The second reading from James, a leader of the first Christian community after Jesus ascended into heaven, demonstrates that some of the followers of Jesus understood the import of what he was all about, that the reign of God was a manifestation of a new power, one that is counter-cultural and not easily understood by the world. Nor was this new reality easy to accept for the early followers of Jesus. They too were tempted to think that this new religion could give them status, power, importance, and a feeling of false security based on superiority over others. James nips that temptation in the bud. Real religion is not at all about class, status or making distinctions. James intuits correctly that to believe in Jesus is to see him in the least, the marginalized, the poor. It is to be humble, compassionate and caring, as was Jesus.

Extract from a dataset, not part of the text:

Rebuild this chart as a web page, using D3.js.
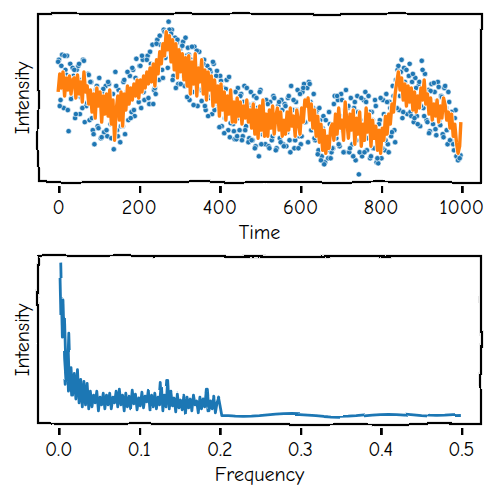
<!DOCTYPE html>
<html>
<head>
<meta charset="utf-8">
<script src="https://cdn.jsdelivr.net/npm/d3@7"></script>
<style>
  body { margin: 0; background: #fff; }
  svg text { font-family: "Comic Sans MS", "Comic Neue", "Humor Sans", "DejaVu Sans", sans-serif; fill: #000; }
  .tick text { font-size: 20px; }
  .axis-label { font-size: 20px; }
</style>
</head>
<body>
<svg id="chart" width="500" height="500"></svg>
<script>
// raw samples, every 4th time step starting at t=2
const timeStep = 4;
const rawValues = [
  40, 0, 45, -8, 30, 44, -31, 36, 5, 24,
  -18, 30, 34, -14, 20, 40, -22, -6, 26, -20,
  18, -30, -44, 10, -26, 22, -38, 6, -32, 14,
  -36, 16, -24, -4, -49, 28, -30, 10, -42, -18,
  18, -34, 8, -20, 24, -12, 30, -16, 41, 6,
  34, -8, 40, 0, 22, 44, -4, 36, 55, 10,
  6, 60, 20, 55, 30, 70, 42, 62, 78, 48,
  70, 24, 62, 57, 16, 50, 30, 58, 14, 44,
  52, 0, 40, 8, 53, 30, -6, 48, 10, 38,
  40, -10, 34, 2, 28, -14, 36, 4, 29, -8,
  24, -26, 12, -18, 20, -30, -37, 8, -24, -39,
  -39, 12, -30, 6, -36, 14, -26, -4, -38, 8,
  -40, 4, -46, -8, -56, 10, -34, -2, -44, -20,
  -46, -2, -40, 4, -30, -48, -6, -38, 0, -44,
  -4, -46, 2, -40, 14, -10, -48, -2, 10, -36,
  -44, 8, 16, -22, 12, 18, -2, -30, 6, -40,
  -10, -50, -20, -56, -16, -62, -40, -58, -24, -52,
  -48, 4, -38, 0, -46, 6, -30, -52, 10, -8,
  -52, 2, -44, -8, -60, 4, -74, -20, -56, 0,
  8, -50, 4, -58, -12, -48, 0, -62, -63, -20,
  -58, 0, -50, 6, -44, -2, -36, 14, -30, 20,
  30, -10, 28, -18, 32, 0, -14, 24, -12, 18,
  -22, 22, -16, 14, -26, 39, -8, 26, -20, 10,
  -31, 16, -24, 8, -35, 18, -20, 4, -34, 12,
  -8, -44, -2, -40, -18, -50, -10, -56, -58, -55
];
// more raw samples, every 4th time step starting at t=0
const rawValues2 = [
  38, -6, 34, 12, 44, 25, -10, 19, 1, 32,
  30, -14, 18, 36, 3, -8, 39, 14, -3, 25,
  18, -18, -34, 5, 14, -28, -1, -37, 11, -12,
  -30, 18, 0, -38, 6, -20, 14, -36, -4, -26,
  -26, 20, -6, 28, 6, -18, 32, -10, 22, 11,
  -2, 34, 44, 8, 22, 40, 2, 48, 27, -4,
  12, 56, 30, 64, 46, 22, 68, 52, 32, 70,
  66, 20, 50, 12, 60, 44, 16, 54, 24, 62,
  3, 45, 19, 53, -5, 37, 49, 11, 33, -1,
  36, -6, 18, -16, 30, 4, 38, -10, 24, -4,
  -27, 19, 3, -33, 11, -13, 23, -23, -1, -31,
  8, -36, -18, 4, -40, -2, -30, 12, -42, -8,
  -40, -4, -48, 2, -26, 8, -44, -12, -34, 0,
  -4, -48, -14, -36, 2, -50, -20, -2, -42, -10,
  -46, -6, -32, 4, -52, -16, 0, -40, -10, -48,
  6, -36, 12, -22, 0, -42, 16, -30, -8, -38,
  -14, -54, -8, -60, -28, -64, -20, -50, -12, -58,
  -48, -4, -30, 4, -44, -16, 0, -52, -10, -36,
  -6, -48, -20, -56, -2, -40, -12, -52, 2, -34,
  -52, -2, -38, -12, -56, -20, -48, -6, -58, -24,
  2, -48, -14, -40, -2, -52, -8, -32, 4, -42,
  -8, 34, 4, 40, -12, 18, 30, -2, 36, -16,
  26, -18, 12, -24, 18, -6, 30, -16, 8, -22,
  -33, 9, -19, 17, -29, -1, 13, -25, 3, -37,
  14, -30, 8, -40, -12, -44, -18, -56, -60, -58
];

// filtered signal, every 4th time step starting at t=0 (last one is t=999)
const filteredValues = [
  8, 26, 12, 28, 4, 22, 10, 24, 6, 20,
  22, 2, 25, 6, 18, -2, 28, 8, 14, -4,
  10, -12, 6, -18, 12, -6, 8, -22, 4, -14,
  6, -16, 10, -24, 0, -40, -10, 4, -20, 8,
  -26, 6, -10, 14, -4, 12, 0, 16, 4, 20,
  2, 20, 8, 24, 12, 28, 16, 32, 18, 36,
  14, 40, 26, 48, 36, 56, 44, 68, 50, 64,
  38, 60, 30, 56, 22, 50, 28, 46, 20, 42,
  14, 44, 6, 38, 16, 46, 4, 32, 18, 40,
  6, 30, 0, 28, 10, 24, -6, 20, -2, 14,
  -16, 16, -10, 8, -20, 4, -14, 10, -22, -2,
  -22, 2, -16, -2, -24, -6, -18, 0, -22, -10,
  -28, -4, -34, -10, -38, -6, -30, 0, -36, -14,
  -36, -10, -28, -6, -34, -16, -8, -30, -12, -36,
  -20, -34, -12, -30, -8, -26, -16, -36, -10, -22,
  -34, -8, -22, 0, -6, 2, -20, -4, -28, -10,
  -36, -16, -42, -24, -50, -30, -53, -36, -48, -28,
  -24, -40, -14, -34, -8, -28, -20, -40, -2, -20,
  -38, -14, -30, -10, -44, -18, -34, -12, -46, -24,
  -40, -8, -32, -14, -46, -20, -38, -26, -50, -30,
  -53, -28, -40, -16, -34, -14, -24, -4, -12, 6,
  18, 28, 10, 22, 0, 16, -6, 14, -2, 12,
  -10, 8, -12, 4, -8, 12, 0, 20, -4, 6,
  -14, 2, -20, -4, -16, 0, -22, -6, -18, 2,
  -5, -20, -12, -28, -14, -36, -24, -42, -53, -46,
  -22
];

// spectrum below 0.2, bins every 0.002 starting at 0.002
const lowFreqStep = 0.002;
const spectrumLow = [
  156, 80, 120, 60, 34, 84, 27, 50, 22, 44,
  18, 48, 14, 38, 10, 36, 12, 34, 8, 26,
  10, 22, 14, 26, 6, 20, 12, 24, 8, 22,
  12, 24, 8, 20, 14, 26, 10, 28, 12, 22,
  6, 24, 10, 20, 8, 26, 12, 22, 6, 18,
  10, 24, 8, 20, 14, 26, 6, 22, 10, 24,
  8, 20, 12, 35, 6, 22, 10, 37, 8, 26,
  12, 20, 6, 24, 10, 18, 8, 22, 4, 20,
  10, 18, 6, 22, 12, 16, 4, 20, 8, 18,
  10, 27, 6, 16, 8, 20, 4, 14, 19, 10
];
// spectrum above 0.2
const highFreqs = [0.202, 0.21, 0.22, 0.23, 0.24, 0.25, 0.26, 0.27, 0.28, 0.29, 0.30,
  0.31, 0.32, 0.33, 0.34, 0.35, 0.36, 0.37, 0.38, 0.39, 0.40,
  0.41, 0.42, 0.43, 0.44, 0.45, 0.46, 0.47, 0.48, 0.49, 0.50];
const spectrumHigh = [1, 1, 0.5, 0.3, 0.5, 1, 1.8, 2.5, 3, 3.2, 3,
  2.6, 2, 1.2, 0.6, 0.3, 0.5, 1, 1.8, 2.5, 3,
  3.2, 3, 2.5, 1.8, 1, 0.5, 0.3, 0.5, 1, 1.2];

const timeTicks = [0, 200, 400, 600, 800, 1000];
const freqTicks = [0, 0.1, 0.2, 0.3, 0.4, 0.5];

const blue = '#1f77b4';
const orange = '#ff7f0e';

const svg = d3.select('#chart');

// wobbly hand-drawn look
const defs = svg.append('defs');
const filt = defs.append('filter')
  .attr('id', 'sketch')
  .attr('filterUnits', 'userSpaceOnUse')
  .attr('x', 0).attr('y', 0).attr('width', 500).attr('height', 500);
filt.append('feTurbulence')
  .attr('type', 'fractalNoise')
  .attr('baseFrequency', 0.025)
  .attr('numOctaves', 1)
  .attr('seed', 4)
  .attr('result', 'noise');
filt.append('feDisplacementMap')
  .attr('in', 'SourceGraphic')
  .attr('in2', 'noise')
  .attr('scale', 4)
  .attr('xChannelSelector', 'R')
  .attr('yChannelSelector', 'G');

// pad a domain like matplotlib does (5%)
function padded(ext, frac = 0.05) {
  const d = (ext[1] - ext[0]) * frac;
  return [ext[0] - d, ext[1] + d];
}

function drawFrame(x, y, ticks, tickFmt, xLabel, yLabel) {
  const [x0, x1] = x.range();
  const [yb, yt] = y.range();

  // tick marks and labels
  const ax = svg.append('g')
    .attr('transform', `translate(0,${yb + 4})`)
    .call(d3.axisBottom(x).tickValues(ticks).tickSize(7).tickPadding(5).tickFormat(tickFmt));
  ax.select('.domain').remove();
  ax.selectAll('.tick line')
    .attr('stroke', '#000')
    .attr('stroke-width', 4)
    .attr('filter', 'url(#sketch)');
  ax.selectAll('.tick text').attr('dy', '0.8em');

  // frame
  svg.append('rect')
    .attr('x', x0).attr('y', yt)
    .attr('width', x1 - x0).attr('height', yb - yt)
    .attr('fill', 'none')
    .attr('stroke', '#000')
    .attr('stroke-width', 2.2)
    .attr('filter', 'url(#sketch)');

  svg.append('text')
    .attr('class', 'axis-label')
    .attr('x', (x0 + x1) / 2)
    .attr('y', yb + 57)
    .attr('text-anchor', 'middle')
    .text(xLabel);

  svg.append('text')
    .attr('class', 'axis-label')
    .attr('transform', `translate(29,${(yt + yb) / 2}) rotate(-90)`)
    .attr('text-anchor', 'middle')
    .text(yLabel);
}

// ---------- top: time series ----------
const rawData = rawValues.map((v, i) => ({ t: 2 + i * timeStep, v }))
  .concat(rawValues2.map((v, i) => ({ t: i * timeStep, v })));
const filtData = filteredValues.map((v, i) => ({ t: Math.min(i * timeStep, 999), v }));

const xTime = d3.scaleLinear().domain(padded([0, 999])).range([38, 481]);
const yTop = d3.scaleLinear()
  .domain(padded(d3.extent(rawValues.concat(rawValues2, filteredValues))))
  .range([182, 14]);

svg.append('g')
  .selectAll('circle')
  .data(rawData)
  .join('circle')
  .attr('cx', d => xTime(d.t))
  .attr('cy', d => yTop(d.v))
  .attr('r', 2.7)
  .attr('fill', blue)
  .attr('stroke', '#fff')
  .attr('stroke-width', 0.6);

const lineTop = d3.line().x(d => xTime(d.t)).y(d => yTop(d.v));
svg.append('path')
  .datum(filtData)
  .attr('d', lineTop)
  .attr('fill', 'none')
  .attr('stroke', '#fff')
  .attr('stroke-width', 5)
  .attr('stroke-linejoin', 'round');
svg.append('path')
  .datum(filtData)
  .attr('d', lineTop)
  .attr('fill', 'none')
  .attr('stroke', orange)
  .attr('stroke-width', 3.4)
  .attr('stroke-linejoin', 'round');

drawFrame(xTime, yTop, timeTicks, d3.format('d'), 'Time', 'Intensity');

// ---------- bottom: spectrum ----------
const specData = spectrumLow.map((v, i) => ({ f: (i + 1) * lowFreqStep, v }))
  .concat(spectrumHigh.map((v, i) => ({ f: highFreqs[i], v })));

const xFreq = d3.scaleLinear().domain(padded([0, 0.5])).range([38, 481]);
const yBot = d3.scaleLinear()
  .domain(padded(d3.extent(specData, d => d.v)))
  .range([424, 256]);

svg.append('path')
  .datum(specData)
  .attr('d', d3.line().x(d => xFreq(d.f)).y(d => yBot(d.v)))
  .attr('fill', 'none')
  .attr('stroke', blue)
  .attr('stroke-width', 2.8)
  .attr('stroke-linejoin', 'round')
  .attr('filter', 'url(#sketch)');

drawFrame(xFreq, yBot, freqTicks, d3.format('.1f'), 'Frequency', 'Intensity');
</script>
</body>
</html>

The psalm affirms this simple truth. God not only comes to save us, but also to bring justice to the oppressed, the poor and the marginalized. The message is clear. Our God does come to save us, not in the way of the world, but in a new and marvellous way of compassion and love for the least among us. And the way God wants to do this is through us, those who believe in Jesus. We must express our faith in the same way — the way of compassion and caring for all those in need.

Jean Vanier, son of the former governor-general of Canada and founder of L’Arche, has written a book entitled Becoming Human. In that book he writes eloquently how he discovered new depths of meaning and purpose in his life by living with the mentally challenged. That experience challenged his faith and helped it to grow. Here is how he puts it:

I believed in love but for me, love meant generosity, doing good for others. At that time, I did not realize that through our love we can help others to discover their own intrinsic value; we can reveal to them their beauty and their uniqueness. Gradually, through l’Arche, I began to see the value of the communion of hearts and of a love that empowers, that helps others to stand up; a love that shows itself in humility and in trust.

The L’Arche communities have actually worked miracles in the lives of some of their members. They have done so through an unconditional love and acceptance of the mentally challenged as they are. Some who were even considered mentally insane found new life and love through the L’Arche community. The L’Arche communities shine out as a bright light of genuine faith and love in our society that so often has as its false gods possessions, prestige and power.

The eucharist we celebrate today is one way Jesus uses to love us, to remain with us, to continue to transform us today. It is an act of faith that expresses his unconditional love for us.

May our celebration today of this eucharist empower us to express our faith in Jesus through unconditional, compassionate love of all others, especially the weakest and the wounded of our world.

Sylvain Lavoie, OMI, Archbishop Emeritus of the Archdiocese of Keewatin-The Pas, is chaplain at the Star of the North Retreat House in St. Albert, Alta. He continues to live out his motto, Regnum Dei Intra Vos (the kingdom of God is among you), which is his overriding focus and passion.